▶ Instructions to follow: Retype only the lines running from the line that contains "Output the web" to the line that contains "const xNameSub = 'zenith';", inclusive, and leave the pictures behind.

▶ Source material:
****
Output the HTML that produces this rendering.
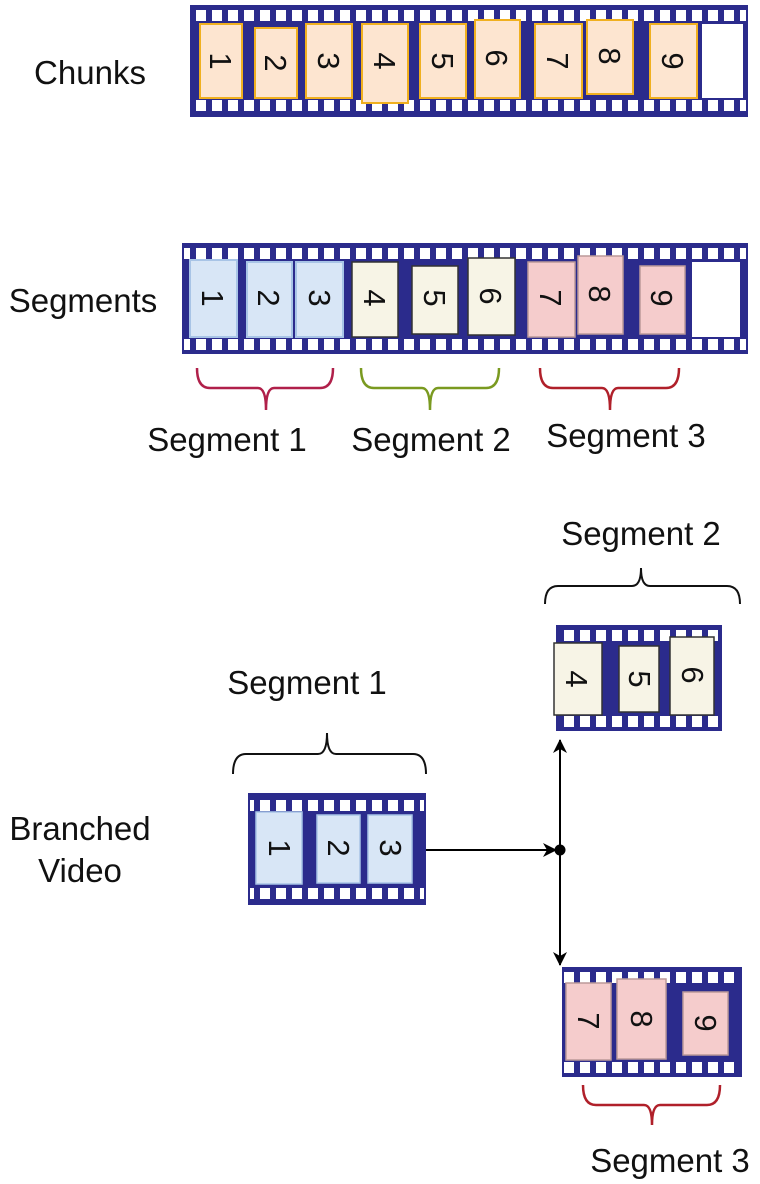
****
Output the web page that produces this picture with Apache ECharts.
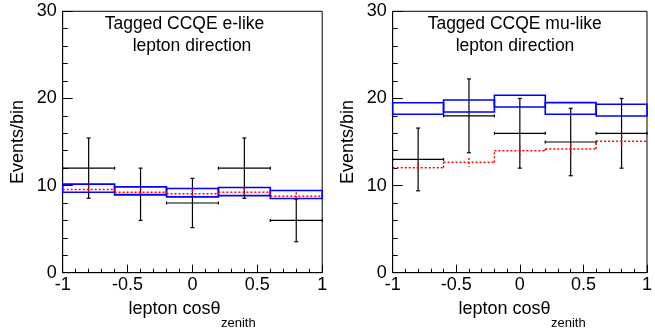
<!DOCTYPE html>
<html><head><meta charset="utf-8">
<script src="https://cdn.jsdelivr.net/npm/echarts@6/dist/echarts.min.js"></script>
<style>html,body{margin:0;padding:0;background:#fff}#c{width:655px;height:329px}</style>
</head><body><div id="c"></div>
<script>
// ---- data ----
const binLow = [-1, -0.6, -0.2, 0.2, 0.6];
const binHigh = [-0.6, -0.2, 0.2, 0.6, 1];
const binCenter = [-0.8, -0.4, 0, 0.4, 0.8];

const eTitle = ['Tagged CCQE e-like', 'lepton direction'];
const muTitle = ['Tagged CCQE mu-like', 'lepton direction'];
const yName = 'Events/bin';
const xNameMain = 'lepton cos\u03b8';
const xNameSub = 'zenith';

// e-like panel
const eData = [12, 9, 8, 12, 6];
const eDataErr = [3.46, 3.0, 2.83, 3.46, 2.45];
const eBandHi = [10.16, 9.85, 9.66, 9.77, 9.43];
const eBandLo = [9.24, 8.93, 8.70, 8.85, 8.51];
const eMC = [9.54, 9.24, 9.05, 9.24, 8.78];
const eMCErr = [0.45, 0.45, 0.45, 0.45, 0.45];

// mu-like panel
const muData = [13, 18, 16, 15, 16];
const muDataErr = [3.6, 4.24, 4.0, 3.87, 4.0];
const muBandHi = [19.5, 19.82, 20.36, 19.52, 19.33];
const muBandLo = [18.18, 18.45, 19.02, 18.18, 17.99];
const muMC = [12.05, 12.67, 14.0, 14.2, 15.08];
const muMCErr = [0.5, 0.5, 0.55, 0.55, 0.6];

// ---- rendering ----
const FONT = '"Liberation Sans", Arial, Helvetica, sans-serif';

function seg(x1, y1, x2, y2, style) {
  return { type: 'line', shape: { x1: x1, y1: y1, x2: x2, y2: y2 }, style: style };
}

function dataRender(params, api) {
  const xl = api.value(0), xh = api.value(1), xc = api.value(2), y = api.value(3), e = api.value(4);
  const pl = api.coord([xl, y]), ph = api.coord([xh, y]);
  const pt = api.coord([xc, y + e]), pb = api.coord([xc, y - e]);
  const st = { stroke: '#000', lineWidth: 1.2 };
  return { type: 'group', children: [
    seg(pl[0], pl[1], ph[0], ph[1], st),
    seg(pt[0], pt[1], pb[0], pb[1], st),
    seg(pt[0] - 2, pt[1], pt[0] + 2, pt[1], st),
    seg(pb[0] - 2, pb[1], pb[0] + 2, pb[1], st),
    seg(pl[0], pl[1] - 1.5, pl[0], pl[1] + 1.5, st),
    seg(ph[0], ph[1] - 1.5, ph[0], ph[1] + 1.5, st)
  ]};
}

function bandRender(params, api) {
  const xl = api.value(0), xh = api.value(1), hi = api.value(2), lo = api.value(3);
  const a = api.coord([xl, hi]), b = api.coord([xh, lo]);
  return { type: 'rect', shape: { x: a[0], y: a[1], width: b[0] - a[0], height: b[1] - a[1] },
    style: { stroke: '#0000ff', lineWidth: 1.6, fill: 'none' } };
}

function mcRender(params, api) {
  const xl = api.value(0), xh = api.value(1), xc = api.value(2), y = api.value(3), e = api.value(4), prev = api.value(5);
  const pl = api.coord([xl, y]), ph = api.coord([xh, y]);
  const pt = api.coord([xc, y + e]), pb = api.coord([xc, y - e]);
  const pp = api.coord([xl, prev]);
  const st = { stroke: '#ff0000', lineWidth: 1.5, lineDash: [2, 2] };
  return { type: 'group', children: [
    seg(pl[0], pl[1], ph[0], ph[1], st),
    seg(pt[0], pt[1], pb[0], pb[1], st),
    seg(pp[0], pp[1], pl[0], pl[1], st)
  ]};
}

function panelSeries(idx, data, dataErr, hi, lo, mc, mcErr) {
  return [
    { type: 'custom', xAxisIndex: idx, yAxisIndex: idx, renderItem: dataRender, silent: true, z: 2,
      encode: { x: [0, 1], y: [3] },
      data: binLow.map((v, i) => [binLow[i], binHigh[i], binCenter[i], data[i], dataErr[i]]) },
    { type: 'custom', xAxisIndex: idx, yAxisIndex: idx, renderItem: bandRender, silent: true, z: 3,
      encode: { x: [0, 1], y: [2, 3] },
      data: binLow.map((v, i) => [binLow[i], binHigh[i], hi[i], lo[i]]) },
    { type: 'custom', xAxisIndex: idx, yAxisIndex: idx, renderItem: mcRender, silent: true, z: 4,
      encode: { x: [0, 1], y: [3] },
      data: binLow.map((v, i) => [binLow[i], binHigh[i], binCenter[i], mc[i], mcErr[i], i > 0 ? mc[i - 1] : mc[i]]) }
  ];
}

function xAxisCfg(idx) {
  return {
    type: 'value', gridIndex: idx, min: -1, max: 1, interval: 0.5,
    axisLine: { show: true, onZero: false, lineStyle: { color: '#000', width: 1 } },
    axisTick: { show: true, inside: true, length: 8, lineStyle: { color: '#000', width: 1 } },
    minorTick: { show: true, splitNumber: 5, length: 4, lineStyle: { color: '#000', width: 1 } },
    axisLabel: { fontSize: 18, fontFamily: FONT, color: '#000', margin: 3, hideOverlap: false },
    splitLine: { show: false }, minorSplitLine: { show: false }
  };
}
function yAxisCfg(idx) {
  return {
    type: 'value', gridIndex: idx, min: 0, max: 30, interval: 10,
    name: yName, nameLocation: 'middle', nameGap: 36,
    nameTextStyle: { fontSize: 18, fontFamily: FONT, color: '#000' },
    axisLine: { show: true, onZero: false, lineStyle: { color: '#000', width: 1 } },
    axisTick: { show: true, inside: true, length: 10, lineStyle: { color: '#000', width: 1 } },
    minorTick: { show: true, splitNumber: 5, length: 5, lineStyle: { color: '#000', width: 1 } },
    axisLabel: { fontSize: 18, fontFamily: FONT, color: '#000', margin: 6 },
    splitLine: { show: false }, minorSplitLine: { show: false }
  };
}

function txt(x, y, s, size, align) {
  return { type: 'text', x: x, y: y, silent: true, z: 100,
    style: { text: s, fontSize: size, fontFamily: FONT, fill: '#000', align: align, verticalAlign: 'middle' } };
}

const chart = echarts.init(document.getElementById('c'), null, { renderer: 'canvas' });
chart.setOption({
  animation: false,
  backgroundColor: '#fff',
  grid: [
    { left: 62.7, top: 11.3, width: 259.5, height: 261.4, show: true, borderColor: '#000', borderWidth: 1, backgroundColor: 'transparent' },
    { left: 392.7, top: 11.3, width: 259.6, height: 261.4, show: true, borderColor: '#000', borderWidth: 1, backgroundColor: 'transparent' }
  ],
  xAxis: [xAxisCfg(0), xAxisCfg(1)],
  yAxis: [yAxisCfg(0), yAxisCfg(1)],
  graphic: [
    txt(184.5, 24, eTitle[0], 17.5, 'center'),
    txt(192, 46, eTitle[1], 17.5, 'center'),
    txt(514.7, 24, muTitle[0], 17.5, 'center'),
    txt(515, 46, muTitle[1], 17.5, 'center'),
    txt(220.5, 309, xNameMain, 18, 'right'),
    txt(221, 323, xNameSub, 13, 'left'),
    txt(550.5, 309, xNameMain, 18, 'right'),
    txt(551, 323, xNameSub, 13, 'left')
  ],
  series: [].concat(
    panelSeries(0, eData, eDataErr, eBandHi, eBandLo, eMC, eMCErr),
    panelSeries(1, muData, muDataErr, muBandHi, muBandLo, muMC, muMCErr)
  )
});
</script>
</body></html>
****
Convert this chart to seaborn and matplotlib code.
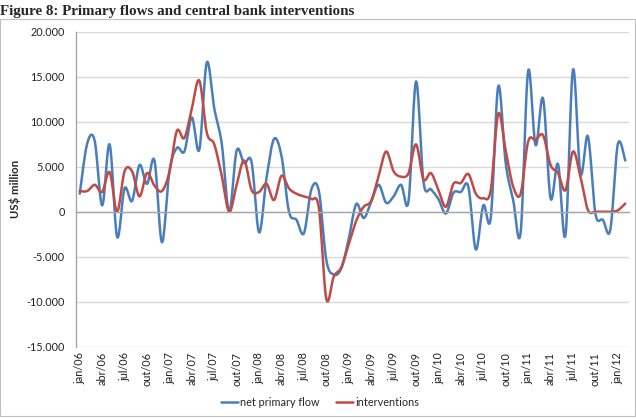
****
▶ Final result:
Output the web page that produces this picture with Apache ECharts.
<!DOCTYPE html>
<html><head><meta charset="utf-8">
<script src="https://cdn.jsdelivr.net/npm/echarts@6/dist/echarts.min.js"></script>
<style>html,body{margin:0;padding:0;background:#fff}#c{width:655px;height:329px}</style>
</head><body><div id="c"></div>
<script>
// ---- data ----
const binLow = [-1, -0.6, -0.2, 0.2, 0.6];
const binHigh = [-0.6, -0.2, 0.2, 0.6, 1];
const binCenter = [-0.8, -0.4, 0, 0.4, 0.8];

const eTitle = ['Tagged CCQE e-like', 'lepton direction'];
const muTitle = ['Tagged CCQE mu-like', 'lepton direction'];
const yName = 'Events/bin';
const xNameMain = 'lepton cos\u03b8';
const xNameSub = 'zenith';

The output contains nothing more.